(YOUR GOAL):
Return each line containing "matplotlib".

* * * * * * *

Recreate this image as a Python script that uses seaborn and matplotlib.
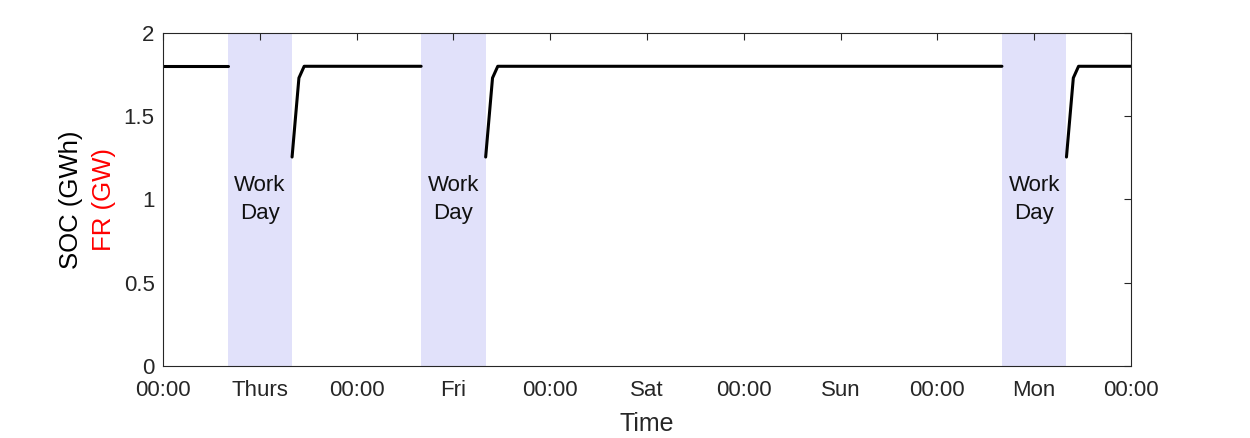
import numpy as np
import pandas as pd
import matplotlib
matplotlib.use("Agg")
import matplotlib.pyplot as plt
import seaborn as sns

# ---- data (hours from start) ----
seg_id = [0, 0, 1, 1, 1, 1, 2, 2, 2, 2, 3, 3, 3, 3]
hours  = [0, 8, 16, 16.85, 17.5, 32, 40, 40.85, 41.5, 104, 112, 112.85, 113.5, 120]
soc    = [1.8, 1.8, 1.255, 1.73, 1.8, 1.8, 1.255, 1.73, 1.8, 1.8, 1.255, 1.73, 1.8, 1.8]

work_start = [8, 32, 104]
work_end = [16, 40, 112]
work_label = "Work\nDay"

tick_pos = [0, 12, 24, 36, 48, 60, 72, 84, 96, 108, 120]
tick_labels = ["00:00", "Thurs", "00:00", "Fri", "00:00", "Sat", "00:00", "Sun", "00:00", "Mon", "00:00"]
ytick_pos = [0, 0.5, 1, 1.5, 2]
ytick_labels = ["0", "0.5", "1", "1.5", "2"]

df = pd.DataFrame({"seg": seg_id, "hours": hours, "soc": soc})

sns.set_style("white")
plt.rcParams['font.family'] = ['Liberation Sans', 'DejaVu Sans']

fig = plt.figure(figsize=(12.5, 4.38), dpi=100)
ax = fig.add_axes([0.1304, 0.1644, 0.7744, 0.7603])

for s, e in zip(work_start, work_end):
    ax.axvspan(s, e, color="#e1e1fa", lw=0, zorder=0)
    ax.text((s + e) / 2, 1.0, work_label, ha="center", va="center",
            fontsize=16, color="#111111", linespacing=1.45)

sns.lineplot(data=df, x="hours", y="soc", units="seg", estimator=None,
             color="black", lw=2.2, ax=ax, legend=False)

ax.set_xlim(0, 120)
ax.set_ylim(0, 2)
ax.set_xticks(tick_pos)
ax.set_xticklabels(tick_labels)
ax.set_yticks(ytick_pos)
ax.set_yticklabels(ytick_labels)
ax.tick_params(direction="in", length=5, width=0.8, labelsize=16,
               colors="#262626", top=True, right=True)
ax.tick_params(axis="x", pad=10)
ax.tick_params(axis="y", pad=6)
for sp in ax.spines.values():
    sp.set_visible(True)
    sp.set_color("#262626")
    sp.set_linewidth(0.8)

ax.set_xlabel("Time", fontsize=18, color="#262626", labelpad=8)
ax.set_ylabel("")

yc = 0.5
fig.text(0.0565, 0.1644 + 0.7603 * yc, "SOC (GWh)", rotation=90, ha="center", va="center",
         fontsize=18.5, color="black", transform=fig.transFigure)
fig.text(0.0832, 0.1644 + 0.7603 * yc, "FR (GW)", rotation=90, ha="center", va="center",
         fontsize=18.5, color="#ff0000", transform=fig.transFigure)

fig.savefig("out.png", dpi=100, facecolor="white")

* * * * * * *

(EXERCISE OUTPUT):
Recreate this image as a Python script that uses seaborn and matplotlib.
import matplotlib
matplotlib.use("Agg")
import matplotlib.pyplot as plt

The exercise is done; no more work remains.